Task statement – Nothing but the lines from the top of the data to the line holding "import * as d3 from 'd3';" should be printed, word for word and both ends included; leave the pictures out.

Data provided –
· · ·

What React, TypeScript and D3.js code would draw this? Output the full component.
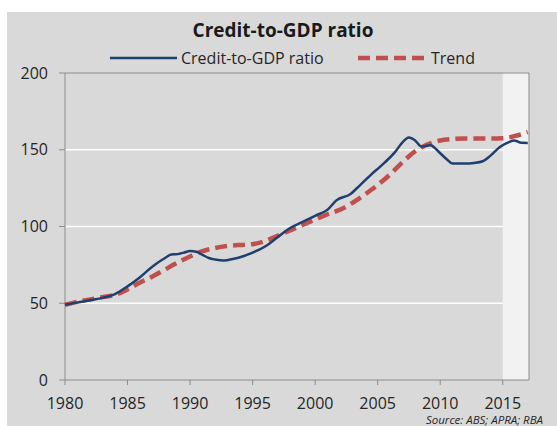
import * as d3 from 'd3';

// credit-to-GDP ratio (year, per cent)
const creditYears = [
  1980, 1981, 1982, 1983, 1984, 1985, 1986, 1987, 1988, 1988.5, 1989, 1989.5, 1990, 1990.5, 1991,
  1991.5, 1992, 1992.7, 1993.5, 1994, 1995, 1996, 1997, 1998, 1999, 2000, 2001, 2001.7, 2002.8,
  2003.6, 2004.5, 2005.2, 2006.4, 2007, 2007.5, 2008, 2008.5, 2009.2, 2010, 2010.5, 2011, 2012,
  2012.7, 2013.4, 2014, 2014.8, 2015.5, 2015.9, 2016.5, 2017,
];
const creditValues = [
  49, 50.5, 52, 53.5, 56, 61, 67, 74, 79.5, 81.7, 82, 83, 84, 83.5, 81.5, 79.5, 78.5, 77.8, 79, 80,
  83, 87, 93, 99, 103, 107, 111, 117, 121, 127, 134, 139, 148.6, 155, 158, 156, 152, 153, 147.7,
  144, 141, 141, 141.4, 142.5, 146, 152, 155, 156, 154.5, 154.4,
];

const trendYears = [
  1980, 1981, 1982, 1983, 1984, 1985, 1986, 1987, 1988, 1989, 1990, 1991, 1992, 1993, 1994, 1995,
  1996, 1997, 1998, 1999, 2000, 2001, 2002, 2003, 2004, 2005, 2006, 2007, 2008, 2009, 2010, 2011,
  2012, 2013, 2014, 2015, 2016, 2017,
];
const trendValues = [
  49, 51, 52.5, 54, 55.5, 59, 63.5, 67.5, 72, 76.5, 80.5, 84, 86, 87.3, 88, 88.5, 90.5, 94, 97.5,
  101, 104.5, 108, 111, 115.5, 121, 127, 134, 142, 149, 153.5, 156, 157, 157.3, 157.3, 157.3, 157.5,
  159, 161.5,
];

const xTicks = [1980, 1985, 1990, 1995, 2000, 2005, 2010, 2015];
const yTicks = [0, 50, 100, 150, 200];
const forecastStart = 2015;

const W = 557;
const H = 426;
const margin = { top: 73, right: 28, bottom: 46, left: 65 };
const font = '"Open Sans", "Liberation Sans", sans-serif';
const axisColor = '#8c8c8c';
const textColor = '#262626';

export default function App() {
  const x = d3.scaleLinear().domain([1980, 2017.1]).range([margin.left, W - margin.right]);
  const y = d3.scaleLinear().domain([0, 200]).range([H - margin.bottom, margin.top]);

  const line = d3
    .line<[number, number]>()
    .x((d) => x(d[0]))
    .y((d) => y(d[1]))
    .curve(d3.curveMonotoneX);

  const credit = creditYears.map((yr, i) => [yr, creditValues[i]] as [number, number]);
  const trend = trendYears.map((yr, i) => [yr, trendValues[i]] as [number, number]);

  const [x0, x1] = x.range();
  const [yb, yt] = y.range();

  return (
    <svg width={W} height={H} style={{ position: 'absolute', left: 0, top: 0 }} fontFamily={font}>
      <rect x={7} y={12} width={W - 7} height={H - 12} fill="#d9d9d9" />
      {/* shaded forecast period */}
      <rect x={x(forecastStart)} y={yt} width={x1 - x(forecastStart)} height={yb - yt} fill="#f2f2f2" />
      {yTicks
        .filter((t) => t > 0 && t < 200)
        .map((t) => (
          <line key={t} x1={x0} x2={x(forecastStart)} y1={y(t)} y2={y(t)} stroke="#ffffff" strokeWidth={1.5} />
        ))}
      <line x1={x0} x2={x1} y1={yt} y2={yt} stroke={axisColor} strokeWidth={1} />
      <line x1={x1} x2={x1} y1={yt} y2={yb} stroke={axisColor} strokeWidth={1} />
      <line x1={x0} x2={x0} y1={yt} y2={yb} stroke={axisColor} strokeWidth={1} />
      <line x1={x0} x2={x1} y1={yb} y2={yb} stroke={axisColor} strokeWidth={1} />
      {yTicks.map((t) => (
        <g key={t}>
          <line x1={x0 - 6} x2={x0} y1={y(t)} y2={y(t)} stroke={axisColor} />
          <text x={x0 - 17} y={y(t)} dy="0.35em" textAnchor="end" fontSize={16} fill={textColor}>
            {t}
          </text>
        </g>
      ))}
      {xTicks.map((t) => (
        <g key={t}>
          <line x1={x(t)} x2={x(t)} y1={yb} y2={yb + 5} stroke={axisColor} />
          <text x={x(t)} y={yb + 29} textAnchor="middle" fontSize={16} fill={textColor}>
            {t}
          </text>
        </g>
      ))}
      <path d={line(trend) || ''} fill="none" stroke="#c0504d" strokeWidth={4.5} strokeDasharray="12 6" />
      <path d={line(credit) || ''} fill="none" stroke="#1f3f6e" strokeWidth={2.5} />

      <text x={283} y={37} textAnchor="middle" fontSize={19} fontWeight="bold" fill="#1a1a1a">
        Credit-to-GDP ratio
      </text>
      <line x1={110} x2={177} y1={58} y2={58} stroke="#1f3f6e" strokeWidth={2.5} />
      <text x={181} y={58} dy="0.35em" fontSize={16} fill={textColor}>
        Credit-to-GDP ratio
      </text>
      <line x1={358} x2={430} y1={58} y2={58} stroke="#c0504d" strokeWidth={4.5} strokeDasharray="12 6" />
      <text x={431} y={58} dy="0.35em" fontSize={16} fill={textColor}>
        Trend
      </text>
      <text x={543} y={424} textAnchor="end" fontSize={11.5} fontStyle="italic" fill={textColor}>
        Source: ABS; APRA; RBA
      </text>
    </svg>
  );
}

· · ·

Result for this task –
What React, TypeScript and D3.js code would draw this? Output the full component.
import * as d3 from 'd3';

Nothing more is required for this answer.